Разрушилась система заработка на издании книг — только недавно автор не получал почти ничего, но издатель мог на нём заработать. Но вскоре издатель увидел убыточность своего промысла, он купец, а не благотворитель, — и осиротевшие писатели превратились в стада посетителей Интернета.

Мы вернулись в систему, существовавшую до Пушкина. Не только отечественные, но и западные опросы говорят о том, что, будь воля потребителей, они бы ничего не платили за электронные копии — и этому удивляться не надо.

«Писать надо лучше» — таково было заклинание Хлебникова. Но для той литературы была применима надежда Цветаевой, дескать «моим стихам, как драгоценным винам, настанет свой черёд…».

Однако сейчас мы находимся в переломной точке, когда неясно, «настанет ли черёд». История иногда поворачивается так, что черёд не настаёт и когда-то востребованное искусство превращается в нечто забытое или маргинальное — как какая-нибудь шаманическая пляска. Раньше была первым занятием в мире, а теперь нужна как старый ламповый приёмник: для экзотики. Была раньше особая культура танцев, чуть не язык движений, а сейчас это искусство немногих.

Оптимисты стараются обнадёжить нас заклинаниями экономистов конца 1980-х: «Невидимая рука рынка расставит всё по своим местам». Но всё происходит точь-в-точь как в истории про цыгана, который отучал лошадь есть — и уж было совсем отучил, но она сдохла.

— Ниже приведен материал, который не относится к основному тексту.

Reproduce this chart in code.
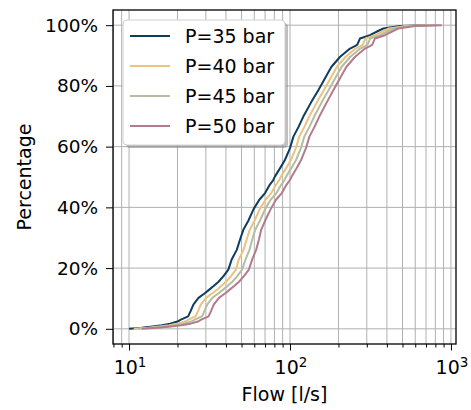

Сейчас стоит вопрос об исчезновении чтения как времяпрепровождения. Это вовсе не означает, что люди отложатся от грамоты и будут общаться только знаками. Никто не призывает заместить буквы иконками на экране (хотя многие уже делают это добровольно). Это означает только то, что уже почти исчезла традиция долгого чтения — не важно, какого текста: Гоголя или «милорда глупого». Очевидно, что люди читают меньше — меньше читают не только книги в бумажном виде, но и со светящегося экрана компьютера.